Metric Learning via Normal Mixtures

Peter N. Yianilos

Abstract: Natural learners rarely have access to perfectly labeled data - motivating the study of unsupervised learning in an attempt to assign labels. An alternative viewpoint, which avoids the issue of labels entirely, has as the learner's goal the discovery of an effective metric with which similarity judgments can be made. We refer to this paradigm as {\em metric learning}. Effective classification, for example, then becomes a consequence rather than the direct purpose of learning.

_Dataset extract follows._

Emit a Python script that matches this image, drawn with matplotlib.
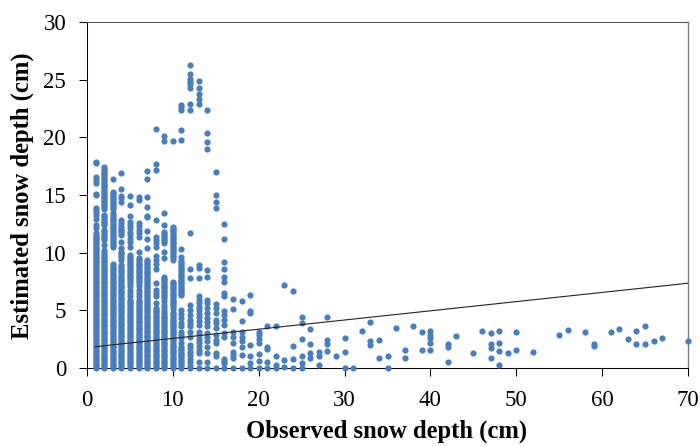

Consider the following setting: a database made up of exactly one observation of each of many different objects. This paper shows that, under admittedly strong assumptions, there exists a natural prescription for metric learning in this data starved case.

Our outlook is stochastic, and the metric we learn is represented by a joint probability density estimated from the observed data. We derive a closed-form expression for the value of this density starting from an explanation of the data as a Gaussian Mixture. Our framework places two known classification techniques of statistical pattern recognition at opposite ends of a spectrum - and describes new intermediate possibilities. The notion of a stochastic equivalence predicate is introduced and striking differences between its behavior and that of conventional metrics are illuminated. As a result one of the basic tenets of nearest-neighbor-based classification is challenged.

Keywords: Nearest Neighbor Search, Metric Learning, Normal/Gaussian Mixture Densities, Unsupervised Learning, Neural Network, Encoder Network.


This manuscript was completed during October 1995.